— YOUR GOAL —
Start at the line that contains "Write the Altair code for this chart.", stop at the line that contains "import pandas as pd", and repeat every line in that span, those two included, with no pictures.

— TASK INPUT —

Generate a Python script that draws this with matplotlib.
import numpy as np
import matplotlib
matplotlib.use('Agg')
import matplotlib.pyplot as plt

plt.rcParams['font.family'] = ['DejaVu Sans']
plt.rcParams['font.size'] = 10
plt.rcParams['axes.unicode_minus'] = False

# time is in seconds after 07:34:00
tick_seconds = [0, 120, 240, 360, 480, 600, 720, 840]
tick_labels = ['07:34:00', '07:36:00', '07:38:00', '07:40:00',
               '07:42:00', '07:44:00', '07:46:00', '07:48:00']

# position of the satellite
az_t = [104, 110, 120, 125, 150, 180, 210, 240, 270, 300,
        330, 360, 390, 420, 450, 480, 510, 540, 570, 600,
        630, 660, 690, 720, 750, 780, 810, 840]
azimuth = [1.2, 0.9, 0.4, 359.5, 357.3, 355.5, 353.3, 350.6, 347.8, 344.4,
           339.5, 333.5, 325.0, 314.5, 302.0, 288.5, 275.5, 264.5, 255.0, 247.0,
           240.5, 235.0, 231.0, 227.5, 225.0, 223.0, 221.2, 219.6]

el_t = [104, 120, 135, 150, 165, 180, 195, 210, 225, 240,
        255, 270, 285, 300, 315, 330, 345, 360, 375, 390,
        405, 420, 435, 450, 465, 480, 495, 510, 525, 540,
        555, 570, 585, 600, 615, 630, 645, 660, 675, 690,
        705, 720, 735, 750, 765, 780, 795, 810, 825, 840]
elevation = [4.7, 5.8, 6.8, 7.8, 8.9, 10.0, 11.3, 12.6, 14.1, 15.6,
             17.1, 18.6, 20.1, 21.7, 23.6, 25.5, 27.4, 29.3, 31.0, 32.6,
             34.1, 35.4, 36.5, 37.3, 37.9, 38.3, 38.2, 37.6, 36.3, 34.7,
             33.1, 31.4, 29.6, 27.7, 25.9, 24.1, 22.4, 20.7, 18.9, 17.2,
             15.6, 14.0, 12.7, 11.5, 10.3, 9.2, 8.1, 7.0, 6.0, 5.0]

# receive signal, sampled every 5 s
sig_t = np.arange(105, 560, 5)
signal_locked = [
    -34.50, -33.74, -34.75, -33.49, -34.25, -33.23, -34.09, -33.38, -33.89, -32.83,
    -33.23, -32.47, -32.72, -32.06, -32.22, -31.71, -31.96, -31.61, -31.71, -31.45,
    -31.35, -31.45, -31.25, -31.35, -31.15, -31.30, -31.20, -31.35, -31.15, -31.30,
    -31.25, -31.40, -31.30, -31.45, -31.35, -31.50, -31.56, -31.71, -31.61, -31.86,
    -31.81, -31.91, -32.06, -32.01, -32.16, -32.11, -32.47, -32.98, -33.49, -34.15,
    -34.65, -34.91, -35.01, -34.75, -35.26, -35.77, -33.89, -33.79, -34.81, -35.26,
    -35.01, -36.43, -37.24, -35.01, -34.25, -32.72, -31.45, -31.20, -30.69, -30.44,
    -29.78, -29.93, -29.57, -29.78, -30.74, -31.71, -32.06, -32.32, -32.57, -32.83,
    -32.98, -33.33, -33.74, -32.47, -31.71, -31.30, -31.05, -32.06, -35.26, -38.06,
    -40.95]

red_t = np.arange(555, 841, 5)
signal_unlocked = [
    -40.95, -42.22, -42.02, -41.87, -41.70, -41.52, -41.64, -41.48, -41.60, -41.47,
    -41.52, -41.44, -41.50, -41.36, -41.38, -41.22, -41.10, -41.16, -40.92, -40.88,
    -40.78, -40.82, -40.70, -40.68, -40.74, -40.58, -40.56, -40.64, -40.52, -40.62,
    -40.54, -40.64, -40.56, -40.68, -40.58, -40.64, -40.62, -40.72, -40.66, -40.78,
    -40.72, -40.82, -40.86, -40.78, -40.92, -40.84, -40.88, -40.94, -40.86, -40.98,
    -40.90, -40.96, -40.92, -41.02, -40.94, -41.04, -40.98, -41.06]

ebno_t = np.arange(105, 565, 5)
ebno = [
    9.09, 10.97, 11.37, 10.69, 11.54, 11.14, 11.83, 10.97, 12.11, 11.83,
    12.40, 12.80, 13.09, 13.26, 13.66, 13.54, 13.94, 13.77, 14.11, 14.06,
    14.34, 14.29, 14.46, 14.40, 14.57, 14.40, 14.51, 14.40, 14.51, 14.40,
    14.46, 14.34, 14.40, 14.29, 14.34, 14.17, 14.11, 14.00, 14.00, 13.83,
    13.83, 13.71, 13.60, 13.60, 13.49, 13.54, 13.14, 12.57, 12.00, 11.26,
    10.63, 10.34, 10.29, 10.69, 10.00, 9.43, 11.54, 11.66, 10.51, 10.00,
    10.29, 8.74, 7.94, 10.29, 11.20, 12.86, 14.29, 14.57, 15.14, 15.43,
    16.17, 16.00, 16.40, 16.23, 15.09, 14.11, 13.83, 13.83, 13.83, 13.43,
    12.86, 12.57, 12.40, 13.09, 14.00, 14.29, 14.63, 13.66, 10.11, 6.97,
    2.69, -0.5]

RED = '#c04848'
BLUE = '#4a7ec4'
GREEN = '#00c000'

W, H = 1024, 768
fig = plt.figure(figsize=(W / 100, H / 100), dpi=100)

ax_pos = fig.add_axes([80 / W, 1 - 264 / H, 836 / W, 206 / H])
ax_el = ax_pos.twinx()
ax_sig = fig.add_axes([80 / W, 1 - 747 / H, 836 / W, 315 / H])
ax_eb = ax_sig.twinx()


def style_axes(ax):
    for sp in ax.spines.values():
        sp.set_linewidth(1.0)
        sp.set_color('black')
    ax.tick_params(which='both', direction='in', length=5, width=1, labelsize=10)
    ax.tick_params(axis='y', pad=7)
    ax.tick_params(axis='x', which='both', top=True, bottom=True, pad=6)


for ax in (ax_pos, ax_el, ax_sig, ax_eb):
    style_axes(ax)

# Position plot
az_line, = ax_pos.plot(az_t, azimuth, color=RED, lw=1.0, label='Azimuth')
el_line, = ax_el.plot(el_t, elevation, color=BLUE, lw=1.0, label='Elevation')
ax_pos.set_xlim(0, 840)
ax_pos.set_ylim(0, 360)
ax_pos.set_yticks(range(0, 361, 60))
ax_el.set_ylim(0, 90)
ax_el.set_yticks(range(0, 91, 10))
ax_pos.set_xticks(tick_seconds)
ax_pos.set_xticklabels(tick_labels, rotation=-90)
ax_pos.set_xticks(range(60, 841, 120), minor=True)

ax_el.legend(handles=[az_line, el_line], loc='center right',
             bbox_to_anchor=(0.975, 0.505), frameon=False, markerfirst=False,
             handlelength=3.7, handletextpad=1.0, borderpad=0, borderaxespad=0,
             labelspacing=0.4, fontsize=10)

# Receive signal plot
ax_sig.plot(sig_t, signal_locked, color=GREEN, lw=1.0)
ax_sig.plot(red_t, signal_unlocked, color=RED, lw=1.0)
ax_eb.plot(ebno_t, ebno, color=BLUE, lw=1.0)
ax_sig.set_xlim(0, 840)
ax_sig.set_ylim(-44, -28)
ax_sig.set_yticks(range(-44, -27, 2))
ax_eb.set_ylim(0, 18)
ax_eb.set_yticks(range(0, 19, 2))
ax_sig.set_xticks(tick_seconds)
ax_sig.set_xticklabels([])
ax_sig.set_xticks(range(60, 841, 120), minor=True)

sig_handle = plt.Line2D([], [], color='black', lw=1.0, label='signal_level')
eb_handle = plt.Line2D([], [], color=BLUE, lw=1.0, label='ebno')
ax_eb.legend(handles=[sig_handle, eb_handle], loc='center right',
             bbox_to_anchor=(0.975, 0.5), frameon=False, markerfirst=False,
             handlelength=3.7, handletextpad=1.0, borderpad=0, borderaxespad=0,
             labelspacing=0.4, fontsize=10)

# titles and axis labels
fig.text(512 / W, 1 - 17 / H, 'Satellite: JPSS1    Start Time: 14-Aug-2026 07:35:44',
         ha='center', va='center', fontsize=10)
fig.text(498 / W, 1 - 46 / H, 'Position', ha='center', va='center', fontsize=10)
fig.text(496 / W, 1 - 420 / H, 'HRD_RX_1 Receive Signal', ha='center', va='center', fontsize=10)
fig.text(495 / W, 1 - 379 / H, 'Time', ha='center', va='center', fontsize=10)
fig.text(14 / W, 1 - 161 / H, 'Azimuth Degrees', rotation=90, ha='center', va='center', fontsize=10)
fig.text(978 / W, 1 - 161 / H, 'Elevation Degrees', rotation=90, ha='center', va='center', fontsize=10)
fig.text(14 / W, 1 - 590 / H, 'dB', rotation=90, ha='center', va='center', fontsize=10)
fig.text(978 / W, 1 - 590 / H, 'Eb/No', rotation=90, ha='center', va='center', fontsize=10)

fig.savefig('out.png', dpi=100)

* * *

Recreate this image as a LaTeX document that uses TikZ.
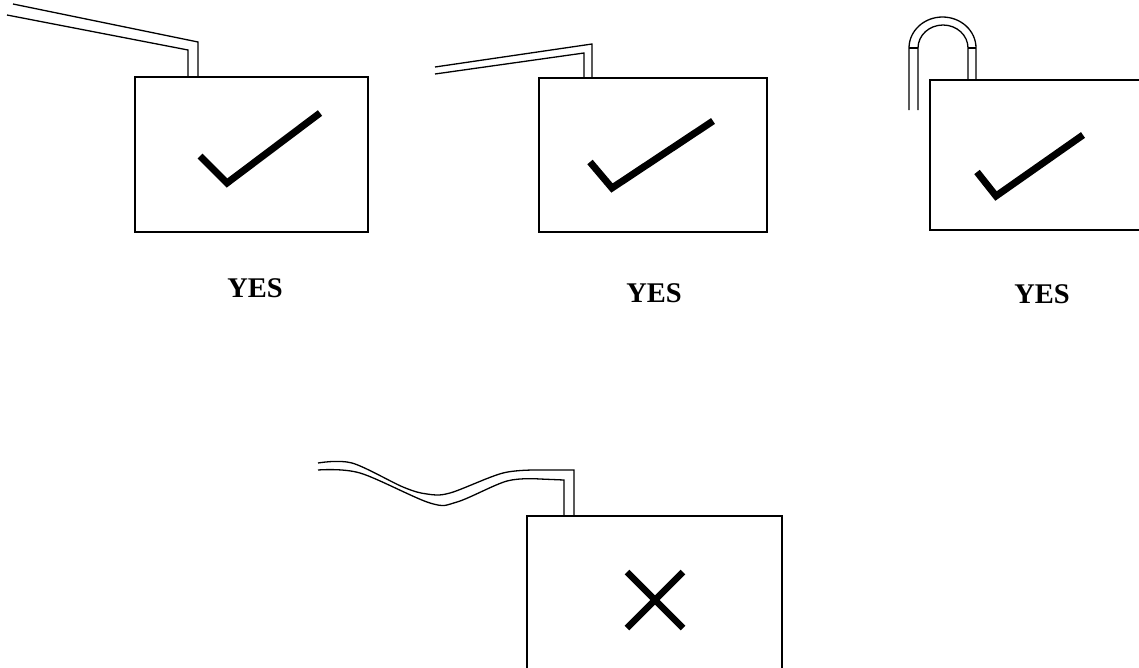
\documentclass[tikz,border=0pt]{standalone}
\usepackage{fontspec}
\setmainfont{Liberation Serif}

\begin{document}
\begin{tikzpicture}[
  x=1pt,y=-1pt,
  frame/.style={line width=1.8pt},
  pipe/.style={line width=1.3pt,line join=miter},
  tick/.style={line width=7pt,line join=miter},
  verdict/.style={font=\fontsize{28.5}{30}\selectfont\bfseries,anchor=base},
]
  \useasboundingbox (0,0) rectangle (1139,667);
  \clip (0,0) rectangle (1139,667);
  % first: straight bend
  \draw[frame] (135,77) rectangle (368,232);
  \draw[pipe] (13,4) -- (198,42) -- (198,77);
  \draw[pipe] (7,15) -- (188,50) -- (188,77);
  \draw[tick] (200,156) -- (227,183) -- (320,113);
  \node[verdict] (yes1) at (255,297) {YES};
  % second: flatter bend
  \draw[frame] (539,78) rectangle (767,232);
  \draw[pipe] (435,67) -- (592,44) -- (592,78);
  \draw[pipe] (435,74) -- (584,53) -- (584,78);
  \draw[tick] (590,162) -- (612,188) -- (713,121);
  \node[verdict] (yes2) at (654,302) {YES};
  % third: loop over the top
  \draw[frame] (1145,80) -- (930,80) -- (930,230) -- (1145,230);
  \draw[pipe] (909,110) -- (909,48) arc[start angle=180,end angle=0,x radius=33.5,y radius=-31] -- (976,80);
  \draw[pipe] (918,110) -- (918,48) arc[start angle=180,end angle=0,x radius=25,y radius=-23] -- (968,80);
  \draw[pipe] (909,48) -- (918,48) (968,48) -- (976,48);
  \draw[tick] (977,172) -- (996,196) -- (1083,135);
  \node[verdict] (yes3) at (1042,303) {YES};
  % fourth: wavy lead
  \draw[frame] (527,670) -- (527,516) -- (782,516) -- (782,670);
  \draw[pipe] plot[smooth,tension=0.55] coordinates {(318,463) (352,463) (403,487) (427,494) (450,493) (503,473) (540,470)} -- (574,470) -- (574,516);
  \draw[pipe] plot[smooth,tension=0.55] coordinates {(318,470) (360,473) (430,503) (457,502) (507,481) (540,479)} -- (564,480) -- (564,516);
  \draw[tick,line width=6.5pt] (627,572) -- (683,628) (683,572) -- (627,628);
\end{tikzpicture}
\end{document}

---

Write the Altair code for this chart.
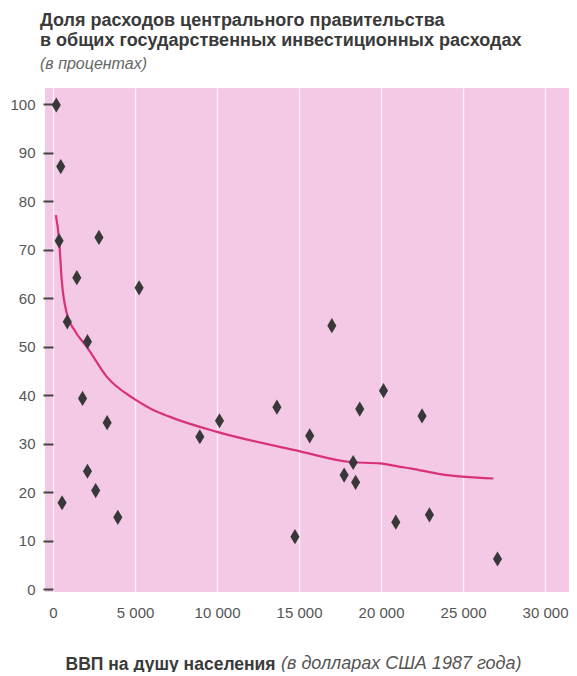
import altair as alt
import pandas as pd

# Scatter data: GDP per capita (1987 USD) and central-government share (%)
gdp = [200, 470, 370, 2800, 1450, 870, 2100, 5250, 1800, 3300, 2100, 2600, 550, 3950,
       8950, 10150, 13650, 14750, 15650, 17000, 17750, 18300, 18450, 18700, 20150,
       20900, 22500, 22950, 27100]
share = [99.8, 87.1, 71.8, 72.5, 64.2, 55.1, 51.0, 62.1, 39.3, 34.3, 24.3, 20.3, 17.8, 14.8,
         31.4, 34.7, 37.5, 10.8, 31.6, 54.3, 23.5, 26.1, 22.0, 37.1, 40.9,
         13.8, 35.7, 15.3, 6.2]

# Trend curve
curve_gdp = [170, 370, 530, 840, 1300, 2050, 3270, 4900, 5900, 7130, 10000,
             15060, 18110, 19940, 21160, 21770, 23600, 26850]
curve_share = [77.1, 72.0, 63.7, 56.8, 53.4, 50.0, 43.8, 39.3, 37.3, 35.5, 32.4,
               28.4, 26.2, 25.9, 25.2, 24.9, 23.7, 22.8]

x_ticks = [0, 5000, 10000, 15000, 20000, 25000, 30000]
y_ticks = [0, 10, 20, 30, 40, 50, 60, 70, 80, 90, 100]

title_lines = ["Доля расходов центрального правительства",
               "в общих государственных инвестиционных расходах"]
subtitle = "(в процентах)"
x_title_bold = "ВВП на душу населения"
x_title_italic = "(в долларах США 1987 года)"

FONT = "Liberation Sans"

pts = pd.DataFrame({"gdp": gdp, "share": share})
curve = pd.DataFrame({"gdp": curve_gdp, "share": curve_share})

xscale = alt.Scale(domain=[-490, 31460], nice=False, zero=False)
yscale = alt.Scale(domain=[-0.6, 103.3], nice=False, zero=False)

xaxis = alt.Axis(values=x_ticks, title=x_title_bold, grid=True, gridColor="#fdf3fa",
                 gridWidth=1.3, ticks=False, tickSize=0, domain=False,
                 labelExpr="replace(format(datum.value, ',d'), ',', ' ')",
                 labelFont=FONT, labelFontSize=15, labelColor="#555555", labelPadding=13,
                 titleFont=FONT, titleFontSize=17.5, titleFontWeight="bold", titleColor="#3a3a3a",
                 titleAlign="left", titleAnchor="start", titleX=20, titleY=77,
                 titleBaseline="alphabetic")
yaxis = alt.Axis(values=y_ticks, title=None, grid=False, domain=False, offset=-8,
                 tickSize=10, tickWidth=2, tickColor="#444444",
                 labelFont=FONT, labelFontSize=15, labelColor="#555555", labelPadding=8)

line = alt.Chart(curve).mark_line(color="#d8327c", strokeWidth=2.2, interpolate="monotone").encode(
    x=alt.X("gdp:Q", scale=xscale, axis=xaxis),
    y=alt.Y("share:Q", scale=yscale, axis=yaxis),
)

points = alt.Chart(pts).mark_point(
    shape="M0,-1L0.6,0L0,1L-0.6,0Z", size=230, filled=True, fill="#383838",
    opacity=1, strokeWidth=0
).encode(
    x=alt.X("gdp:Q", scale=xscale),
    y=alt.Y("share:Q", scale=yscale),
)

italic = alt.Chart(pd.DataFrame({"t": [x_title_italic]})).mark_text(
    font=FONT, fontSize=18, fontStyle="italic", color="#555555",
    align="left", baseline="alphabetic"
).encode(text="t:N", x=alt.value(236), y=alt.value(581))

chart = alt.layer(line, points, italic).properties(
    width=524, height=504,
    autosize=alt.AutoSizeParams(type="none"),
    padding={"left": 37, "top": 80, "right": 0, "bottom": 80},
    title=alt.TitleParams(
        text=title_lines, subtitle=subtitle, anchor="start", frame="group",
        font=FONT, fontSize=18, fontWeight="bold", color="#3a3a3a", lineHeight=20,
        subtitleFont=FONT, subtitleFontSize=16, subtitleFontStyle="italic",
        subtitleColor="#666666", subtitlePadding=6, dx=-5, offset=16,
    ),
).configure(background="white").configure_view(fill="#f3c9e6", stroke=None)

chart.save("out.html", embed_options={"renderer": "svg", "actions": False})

— ANSWER TO THIS EXERCISE —
Write the Altair code for this chart.
import altair as alt
import pandas as pd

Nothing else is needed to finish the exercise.